Bomarzo è in un anfiteatro naturale, un Bosco Sacro dove si può girovagare fino a tardi, fino a perdersi quando le ombre dei mostri si proiettano sugli anfratti rocciosi. Le insegne recitano Villa delle meraviglie o Bosco Sacro. Che sia incubo o sogno? Di certo un universo sospeso da sgranare a bocca socchiusa come un rosario, per spalancarsi di fronte all’epifania dei guardiani dalle viscere della terra. Sotto una coltre di muschio, eccoli, Ercole, Nettuno, La Sirena e gli altri.
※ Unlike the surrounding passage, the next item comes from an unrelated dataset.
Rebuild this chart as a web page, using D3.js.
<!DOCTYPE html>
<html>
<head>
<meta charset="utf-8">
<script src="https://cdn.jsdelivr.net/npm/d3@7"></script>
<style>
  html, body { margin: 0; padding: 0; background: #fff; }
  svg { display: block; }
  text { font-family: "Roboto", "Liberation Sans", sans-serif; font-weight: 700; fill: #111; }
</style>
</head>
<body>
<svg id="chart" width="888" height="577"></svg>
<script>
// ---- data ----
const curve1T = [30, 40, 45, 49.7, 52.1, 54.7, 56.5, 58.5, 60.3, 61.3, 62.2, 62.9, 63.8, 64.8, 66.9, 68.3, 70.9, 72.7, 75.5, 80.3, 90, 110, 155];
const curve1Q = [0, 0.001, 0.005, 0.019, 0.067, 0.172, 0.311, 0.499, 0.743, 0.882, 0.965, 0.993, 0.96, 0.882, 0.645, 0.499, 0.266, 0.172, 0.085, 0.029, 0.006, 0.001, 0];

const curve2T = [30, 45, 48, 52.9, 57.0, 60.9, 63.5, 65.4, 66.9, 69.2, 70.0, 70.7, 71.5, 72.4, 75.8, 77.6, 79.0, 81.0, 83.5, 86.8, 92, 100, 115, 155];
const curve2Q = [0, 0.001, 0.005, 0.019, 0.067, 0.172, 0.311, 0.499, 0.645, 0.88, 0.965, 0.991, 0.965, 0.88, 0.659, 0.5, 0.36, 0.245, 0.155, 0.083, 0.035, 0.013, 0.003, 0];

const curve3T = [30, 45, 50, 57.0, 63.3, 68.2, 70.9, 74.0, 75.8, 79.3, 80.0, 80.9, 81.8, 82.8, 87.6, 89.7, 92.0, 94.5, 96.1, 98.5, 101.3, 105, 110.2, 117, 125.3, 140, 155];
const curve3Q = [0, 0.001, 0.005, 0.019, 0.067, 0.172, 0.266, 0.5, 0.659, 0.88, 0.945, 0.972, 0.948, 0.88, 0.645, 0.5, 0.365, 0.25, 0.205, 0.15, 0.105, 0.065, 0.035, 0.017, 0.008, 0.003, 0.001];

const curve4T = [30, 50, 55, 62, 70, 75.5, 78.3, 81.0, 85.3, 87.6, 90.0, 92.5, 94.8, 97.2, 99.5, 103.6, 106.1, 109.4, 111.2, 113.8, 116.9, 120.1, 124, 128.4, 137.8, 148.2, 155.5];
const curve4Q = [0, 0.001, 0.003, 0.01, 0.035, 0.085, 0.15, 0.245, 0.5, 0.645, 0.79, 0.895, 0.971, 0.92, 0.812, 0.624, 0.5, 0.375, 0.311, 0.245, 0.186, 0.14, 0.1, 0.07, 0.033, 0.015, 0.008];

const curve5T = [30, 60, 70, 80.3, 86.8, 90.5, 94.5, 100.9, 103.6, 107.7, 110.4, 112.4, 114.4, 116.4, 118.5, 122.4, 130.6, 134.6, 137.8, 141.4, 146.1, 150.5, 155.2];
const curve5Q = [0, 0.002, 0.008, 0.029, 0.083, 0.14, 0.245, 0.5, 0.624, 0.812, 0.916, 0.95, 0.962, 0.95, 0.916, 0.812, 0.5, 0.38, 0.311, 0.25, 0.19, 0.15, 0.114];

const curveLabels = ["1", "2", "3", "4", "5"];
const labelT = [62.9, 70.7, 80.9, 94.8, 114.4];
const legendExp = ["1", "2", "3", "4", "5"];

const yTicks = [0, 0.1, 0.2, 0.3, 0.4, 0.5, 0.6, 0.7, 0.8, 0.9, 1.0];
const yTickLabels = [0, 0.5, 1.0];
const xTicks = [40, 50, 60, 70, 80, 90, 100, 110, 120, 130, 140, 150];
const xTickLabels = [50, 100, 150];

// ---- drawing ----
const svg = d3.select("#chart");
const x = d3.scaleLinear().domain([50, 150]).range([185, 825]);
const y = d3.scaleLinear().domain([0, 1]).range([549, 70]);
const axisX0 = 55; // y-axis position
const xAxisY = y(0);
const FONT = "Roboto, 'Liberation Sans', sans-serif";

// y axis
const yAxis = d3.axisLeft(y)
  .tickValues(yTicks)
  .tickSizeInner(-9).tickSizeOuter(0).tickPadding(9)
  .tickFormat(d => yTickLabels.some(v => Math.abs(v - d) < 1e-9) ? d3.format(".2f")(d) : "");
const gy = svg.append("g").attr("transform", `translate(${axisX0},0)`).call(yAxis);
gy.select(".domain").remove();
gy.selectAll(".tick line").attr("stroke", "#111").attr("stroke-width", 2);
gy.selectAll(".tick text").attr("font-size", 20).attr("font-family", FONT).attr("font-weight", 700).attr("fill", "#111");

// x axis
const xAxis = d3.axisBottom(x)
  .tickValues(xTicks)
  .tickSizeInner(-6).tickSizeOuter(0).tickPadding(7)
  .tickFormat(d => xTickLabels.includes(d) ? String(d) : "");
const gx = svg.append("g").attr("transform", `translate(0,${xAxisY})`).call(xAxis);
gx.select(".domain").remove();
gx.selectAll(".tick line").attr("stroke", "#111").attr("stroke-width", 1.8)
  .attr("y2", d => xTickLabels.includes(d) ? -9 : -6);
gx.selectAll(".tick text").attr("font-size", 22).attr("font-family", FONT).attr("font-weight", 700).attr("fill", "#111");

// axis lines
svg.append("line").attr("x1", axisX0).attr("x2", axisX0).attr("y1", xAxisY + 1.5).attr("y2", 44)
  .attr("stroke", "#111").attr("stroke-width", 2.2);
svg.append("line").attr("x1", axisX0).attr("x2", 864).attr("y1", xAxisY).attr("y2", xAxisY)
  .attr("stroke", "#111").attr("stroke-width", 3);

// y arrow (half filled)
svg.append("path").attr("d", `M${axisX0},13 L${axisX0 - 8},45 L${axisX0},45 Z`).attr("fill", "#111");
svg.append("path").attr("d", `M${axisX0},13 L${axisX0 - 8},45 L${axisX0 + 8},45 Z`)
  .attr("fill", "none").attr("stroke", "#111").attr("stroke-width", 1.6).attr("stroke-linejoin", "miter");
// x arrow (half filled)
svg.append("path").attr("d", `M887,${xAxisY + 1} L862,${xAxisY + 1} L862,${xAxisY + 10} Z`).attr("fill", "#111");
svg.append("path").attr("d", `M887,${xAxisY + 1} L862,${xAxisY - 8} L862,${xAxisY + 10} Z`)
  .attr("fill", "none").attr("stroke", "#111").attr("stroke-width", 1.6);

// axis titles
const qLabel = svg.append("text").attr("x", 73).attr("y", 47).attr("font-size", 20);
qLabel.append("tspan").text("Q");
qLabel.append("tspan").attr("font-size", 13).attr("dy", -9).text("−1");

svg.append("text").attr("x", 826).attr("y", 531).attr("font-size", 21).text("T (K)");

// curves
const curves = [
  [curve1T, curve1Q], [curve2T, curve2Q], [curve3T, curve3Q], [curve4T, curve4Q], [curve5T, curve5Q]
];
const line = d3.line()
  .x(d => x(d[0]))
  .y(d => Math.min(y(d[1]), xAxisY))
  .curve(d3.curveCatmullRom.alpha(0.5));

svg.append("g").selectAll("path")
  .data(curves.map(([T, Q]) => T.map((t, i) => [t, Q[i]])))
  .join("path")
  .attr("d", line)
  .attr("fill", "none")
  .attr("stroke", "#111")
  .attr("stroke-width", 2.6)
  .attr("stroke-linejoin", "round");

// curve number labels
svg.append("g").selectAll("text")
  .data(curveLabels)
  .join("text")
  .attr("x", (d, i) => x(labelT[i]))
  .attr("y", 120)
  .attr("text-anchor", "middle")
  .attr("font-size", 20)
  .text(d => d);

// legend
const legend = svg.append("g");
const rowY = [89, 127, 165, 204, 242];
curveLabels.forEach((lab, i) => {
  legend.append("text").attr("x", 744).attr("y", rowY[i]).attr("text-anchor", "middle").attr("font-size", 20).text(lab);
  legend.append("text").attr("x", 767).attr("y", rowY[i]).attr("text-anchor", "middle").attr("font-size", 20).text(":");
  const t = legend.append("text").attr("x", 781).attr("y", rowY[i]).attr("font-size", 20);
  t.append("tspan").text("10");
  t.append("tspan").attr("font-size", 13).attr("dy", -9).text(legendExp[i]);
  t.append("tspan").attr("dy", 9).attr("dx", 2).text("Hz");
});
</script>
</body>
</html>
Stanno lì ad osservarti con sguardo fisso e ieratico. Eracle squarcia Caco, la bella è recumbante sul manto erboso, l’orco apre la bocca degli inferi per sollazzare gli ospiti in un picnic, draghi lottano mentre una miniatura del castello cinge come una corona il mappamondo.

Li volle Francesco Orsini nel ‘500 «per sfogare il cuore», li rubò alla pietra brulla Pirro Logorio, successore di Michelangelo a San Pietro. Il parco venne dedicata alla moglie di Orsini, Giulia Farnese, che morì in giovanissima età. Se il sonno della ragione genera mostri, l’amore, si sa, di logico ha ben poco, e quei mostri dell’amore segnano il trionfo.
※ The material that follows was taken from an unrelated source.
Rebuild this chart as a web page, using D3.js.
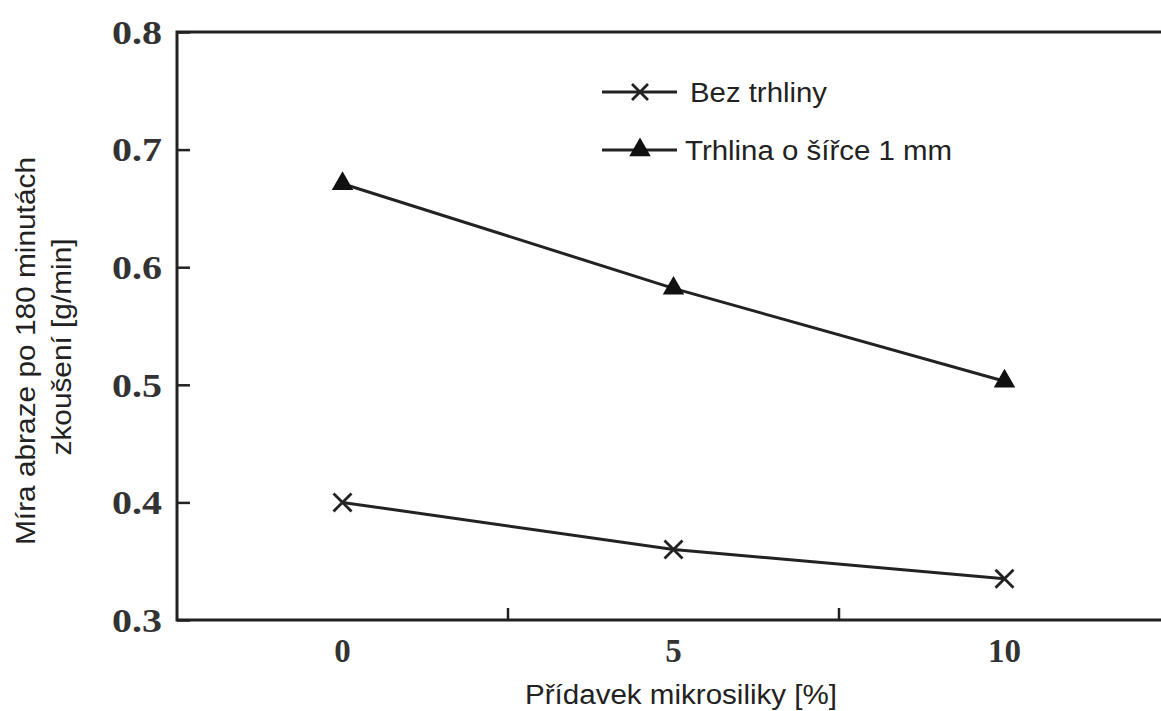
<!DOCTYPE html>
<html>
<head>
<meta charset="utf-8">
<script src="https://cdn.jsdelivr.net/npm/d3@7"></script>
<style>
  html, body { margin: 0; padding: 0; background: #fff; }
  svg { display: block; }
</style>
</head>
<body>
<svg id="chart" width="1161" height="711"></svg>
<script>
// Microsilica dosage categories (%)
const categories = ["0", "5", "10"];
// Abrasion rate after 180 minutes of testing [g/min]
const bezTrhliny = [0.400, 0.360, 0.335];
const trhlina1mm = [0.671, 0.582, 0.503];
// Axis ticks and labels
const yTicks = [0.3, 0.4, 0.5, 0.6, 0.7, 0.8];
const seriesNames = ["Bez trhliny", "Trhlina o šířce 1 mm"];
const xTitle = "Přídavek mikrosiliky [%]";
const yTitleLines = ["Míra abraze po 180 minutách", "zkoušení [g/min]"];

const svg = d3.select("#chart");
const ink = "#222";

const plotLeft = 177, plotRight = 1170, plotTop = 32, plotBottom = 620;

const x = d3.scaleBand().domain(categories).range([plotLeft, plotRight]).padding(0);
const y = d3.scaleLinear().domain([0.3, 0.8]).range([plotBottom, plotTop]);
const cx = c => x(c) + x.bandwidth() / 2;

// Frame: left axis, top and bottom edges (no right edge)
const frame = svg.append("g").attr("stroke", ink).attr("stroke-width", 3).attr("fill", "none");
frame.append("path").attr("d", `M${plotRight},${plotTop}H${plotLeft}V${plotBottom}H${plotRight}`);

// Y-axis ticks pointing inward, with serif labels
const yAxis = d3.axisLeft(y).tickValues(yTicks).tickSize(-13).tickPadding(15)
  .tickFormat(d3.format(".1f"));
const gy = svg.append("g").attr("transform", `translate(${plotLeft},0)`).call(yAxis);
gy.select(".domain").remove();
gy.selectAll(".tick line").attr("stroke", ink).attr("stroke-width", 2.5);
gy.selectAll(".tick text")
  .attr("font-family", "'Liberation Serif', 'DejaVu Serif', serif")
  .attr("font-weight", "bold")
  .attr("font-size", 33)
  .attr("fill", "#333")
  .attr("dy", "0.34em")
  .attr("textLength", 50)
  .attr("lengthAdjust", "spacingAndGlyphs");

// X-axis: ticks at category boundaries, labels at category centres
const bounds = categories.map(c => x(c)).concat([x(categories[categories.length - 1]) + x.bandwidth()]);
svg.append("g").selectAll("line").data(bounds.slice(1)).join("line")
  .attr("x1", d => d).attr("x2", d => d)
  .attr("y1", plotBottom).attr("y2", plotBottom - 12)
  .attr("stroke", ink).attr("stroke-width", 2.5);
svg.append("g").selectAll("text").data(categories).join("text")
  .attr("x", d => cx(d)).attr("y", 662)
  .attr("text-anchor", "middle")
  .attr("font-family", "'Liberation Serif', 'DejaVu Serif', serif")
  .attr("font-weight", "bold")
  .attr("font-size", 33)
  .attr("fill", "#333")
  .text(d => d);

// Axis titles
const sans = "'Liberation Sans', Arial, sans-serif";
svg.append("text")
  .attr("x", 681).attr("y", 704)
  .attr("text-anchor", "middle")
  .attr("font-family", sans).attr("font-size", 27).attr("fill", "#222")
  .attr("textLength", 312).attr("lengthAdjust", "spacingAndGlyphs")
  .text(xTitle);

const yTitle = svg.append("g");
const yTitleLens = [388, 217];
const yTitleBase = [35, 71];
const yTitleCenter = [351, 347];
yTitleLines.forEach((t, i) => {
  yTitle.append("text")
    .attr("transform", `translate(${yTitleBase[i]},${yTitleCenter[i]}) rotate(-90)`)
    .attr("text-anchor", "middle")
    .attr("font-family", sans).attr("font-size", 27).attr("fill", "#222")
    .attr("textLength", yTitleLens[i]).attr("lengthAdjust", "spacingAndGlyphs")
    .text(t);
});

// Series lines
const line = d3.line().x((d, i) => cx(categories[i])).y(d => y(d));
[bezTrhliny, trhlina1mm].forEach(s => {
  svg.append("path").datum(s)
    .attr("d", line)
    .attr("fill", "none")
    .attr("stroke", ink)
    .attr("stroke-width", 3);
});

// Markers
const crossPath = r => `M${-r},${-r}L${r},${r}M${-r},${r}L${r},${-r}`;
const triPath = d3.symbol().type(d3.symbolTriangle).size(200)();

function drawCross(g, px, py, r) {
  g.append("path").attr("d", crossPath(r))
    .attr("transform", `translate(${px},${py})`)
    .attr("stroke", ink).attr("stroke-width", 2.8).attr("fill", "none");
}
function drawTri(g, px, py) {
  g.append("path").attr("d", triPath)
    .attr("transform", `translate(${px},${py})`)
    .attr("fill", "#111");
}

const marks = svg.append("g");
bezTrhliny.forEach((v, i) => drawCross(marks, cx(categories[i]), y(v), 9));
trhlina1mm.forEach((v, i) => drawTri(marks, cx(categories[i]), y(v)));

// Legend
const legend = svg.append("g");
const legendRows = [
  { name: seriesNames[0], yy: 92, draw: (g, px, py) => drawCross(g, px, py, 8), len: 137, tx: 690 },
  { name: seriesNames[1], yy: 150, draw: drawTri, len: 267, tx: 685 }
];
legendRows.forEach(r => {
  legend.append("line")
    .attr("x1", 602).attr("x2", 677).attr("y1", r.yy).attr("y2", r.yy)
    .attr("stroke", ink).attr("stroke-width", 3);
  r.draw(legend, 640, r.yy);
  legend.append("text")
    .attr("x", r.tx).attr("y", r.yy + 9.5)
    .attr("font-family", sans).attr("font-size", 27).attr("fill", "#222")
    .attr("textLength", r.len).attr("lengthAdjust", "spacingAndGlyphs")
    .text(r.name);
});
</script>
</body>
</html>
Come per prodigio se ne stanno ancora lì, non li hanno vinti tempo e intemperie. Dopo la morte di Orsini furono dimenticati per tre secoli e riposarono in silenzio. Fino alla riscoperta del Surrealista Dalì, che in quel bosco colse l’intuizione sottile, il confine tra vita e morte, tra sogno e incubo.

Straordinario e surreale.

Un inno alla vita pagano in una sorta di strana chiesa in cui non è concesso cogliere l’entità delle proporzioni, in cui la natura sembra insignificante e sopraffatta. Quanto costa perdersi? Circa nove euro. Ma non intendevamo il costo materiale. Ci si riferiva a quello affettivo, a quello emotivo. Come recita un’incisione ai piedi della Sfinge di guardia all’ingresso del parco, chi entra qui ha solo da chiedersi se tante meraviglie siano state fatte per inganno o per arte. Ma proprio nel domandarselo inizia lo smarrimento, una discesa orfica tra le fauci di un demone di pietra.

Un perfetto viaggio dantesco in cui Beatrice aspetta, chissà cosa poi, vicino ad una dozzina di fiere e presenze sulfuree.  In una Spoon River di roccia che catturò secoli fa il mito.